> Written problem
Exactly repeat the material, dropping every picture from the copy.

> Data
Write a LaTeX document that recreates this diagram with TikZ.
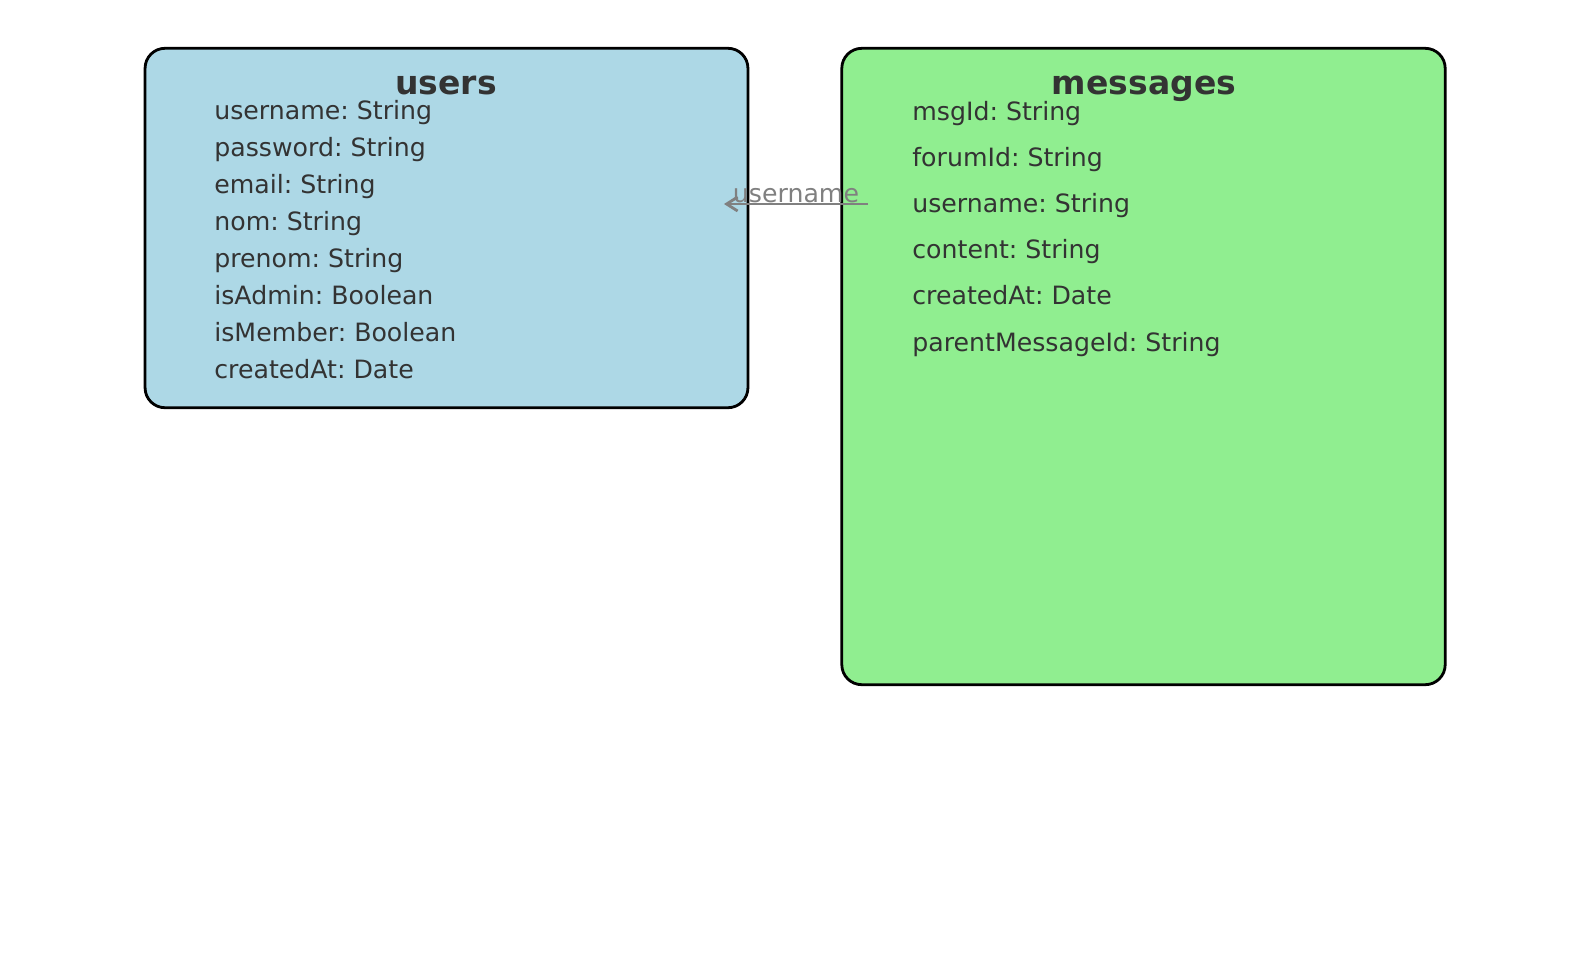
\documentclass[tikz,border=0pt]{standalone}
\usepackage{fontspec}
\setmainfont{DejaVu Sans}
\frenchspacing
\usetikzlibrary{arrows.meta}
\definecolor{ErdBlue}{RGB}{173,216,230}
\definecolor{ErdGreen}{RGB}{144,238,144}
\definecolor{ErdText}{RGB}{51,51,51}
\definecolor{ErdGray}{RGB}{128,128,128}
\tikzset{
  erd/table/.style={
    draw=black,
    line width=1.6pt,
    rounded corners=0.4cm,
    inner sep=0pt
  },
  erd/title/.style={anchor=base, inner sep=0pt, text=ErdText, font=\fontsize{18.8}{22}\selectfont\bfseries},
  erd/field/.style={anchor=base west, inner sep=0pt, text=ErdText, font=\fontsize{14.35}{17}\selectfont},
  erd/ref/.style={-{Straight Barb[length=0.22cm,width=0.28cm]}, line width=1.6pt, draw=ErdGray},
  erd/reflabel/.style={above, inner sep=0pt, text=ErdGray, font=\fontsize{14.35}{17}\selectfont}
}

\begin{document}
\begin{tikzpicture}[x=0.02cm,y=-0.02cm]
  \useasboundingbox (0,0) rectangle (1589,964);
  % users table
  \node[erd/table,fill=ErdBlue,minimum width=12.06cm,minimum height=7.19cm] (users) at (446.5,228) {};
  \node[erd/title] (users-title) at (446,94) {users};
  \node[erd/field] (u-username) at (214,119) {username: String};
  \node[erd/field] (u-password) at (214,156) {password: String};
  \node[erd/field] (u-email) at (214,193) {email: String};
  \node[erd/field] (u-nom) at (214,230) {nom: String};
  \node[erd/field] (u-prenom) at (214,267) {prenom: String};
  \node[erd/field] (u-admin) at (214,304) {isAdmin: Boolean};
  \node[erd/field] (u-member) at (214,341) {isMember: Boolean};
  \node[erd/field] (u-created) at (214,378) {createdAt: Date};
  % messages table
  \node[erd/table,fill=ErdGreen,minimum width=12.07cm,minimum height=12.73cm] (messages) at (1143.5,366.5) {};
  \node[erd/title] (messages-title) at (1144,94) {messages};
  \node[erd/field] (m-msgid) at (912,120) {msgId: String};
  \node[erd/field] (m-forumid) at (912,166.2) {forumId: String};
  \node[erd/field] (m-username) at (912,212.4) {username: String};
  \node[erd/field] (m-content) at (912,258.6) {content: String};
  \node[erd/field] (m-created) at (912,304.8) {createdAt: Date};
  \node[erd/field] (m-parent) at (912,351) {parentMessageId: String};
  % reference
  \coordinate (msg-ref) at (868,204);
  \coordinate (user-ref) at (724,204);
  \draw[erd/ref] (msg-ref) -- node[erd/reflabel] (ref-label) {username} (user-ref);
\end{tikzpicture}
\end{document}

> Output
Write a LaTeX document that recreates this diagram with TikZ.
\documentclass[tikz,border=0pt]{standalone}
\usepackage{fontspec}
\setmainfont{DejaVu Sans}
\frenchspacing
\usetikzlibrary{arrows.meta}
\definecolor{ErdBlue}{RGB}{173,216,230}
\definecolor{ErdGreen}{RGB}{144,238,144}
\definecolor{ErdText}{RGB}{51,51,51}
\definecolor{ErdGray}{RGB}{128,128,128}
\tikzset{
  erd/table/.style={
    draw=black,
    line width=1.6pt,
    rounded corners=0.4cm,
    inner sep=0pt
  },
  erd/title/.style={anchor=base, inner sep=0pt, text=ErdText, font=\fontsize{18.8}{22}\selectfont\bfseries},
  erd/field/.style={anchor=base west, inner sep=0pt, text=ErdText, font=\fontsize{14.35}{17}\selectfont},
  erd/ref/.style={-{Straight Barb[length=0.22cm,width=0.28cm]}, line width=1.6pt, draw=ErdGray},
  erd/reflabel/.style={above, inner sep=0pt, text=ErdGray, font=\fontsize{14.35}{17}\selectfont}
}

\begin{document}
\begin{tikzpicture}[x=0.02cm,y=-0.02cm]
  \useasboundingbox (0,0) rectangle (1589,964);
  % users table
  \node[erd/table,fill=ErdBlue,minimum width=12.06cm,minimum height=7.19cm] (users) at (446.5,228) {};
  \node[erd/title] (users-title) at (446,94) {users};
  \node[erd/field] (u-username) at (214,119) {username: String};
  \node[erd/field] (u-password) at (214,156) {password: String};
  \node[erd/field] (u-email) at (214,193) {email: String};
  \node[erd/field] (u-nom) at (214,230) {nom: String};
  \node[erd/field] (u-prenom) at (214,267) {prenom: String};
  \node[erd/field] (u-admin) at (214,304) {isAdmin: Boolean};
  \node[erd/field] (u-member) at (214,341) {isMember: Boolean};
  \node[erd/field] (u-created) at (214,378) {createdAt: Date};
  % messages table
  \node[erd/table,fill=ErdGreen,minimum width=12.07cm,minimum height=12.73cm] (messages) at (1143.5,366.5) {};
  \node[erd/title] (messages-title) at (1144,94) {messages};
  \node[erd/field] (m-msgid) at (912,120) {msgId: String};
  \node[erd/field] (m-forumid) at (912,166.2) {forumId: String};
  \node[erd/field] (m-username) at (912,212.4) {username: String};
  \node[erd/field] (m-content) at (912,258.6) {content: String};
  \node[erd/field] (m-created) at (912,304.8) {createdAt: Date};
  \node[erd/field] (m-parent) at (912,351) {parentMessageId: String};
  % reference
  \coordinate (msg-ref) at (868,204);
  \coordinate (user-ref) at (724,204);
  \draw[erd/ref] (msg-ref) -- node[erd/reflabel] (ref-label) {username} (user-ref);
\end{tikzpicture}
\end{document}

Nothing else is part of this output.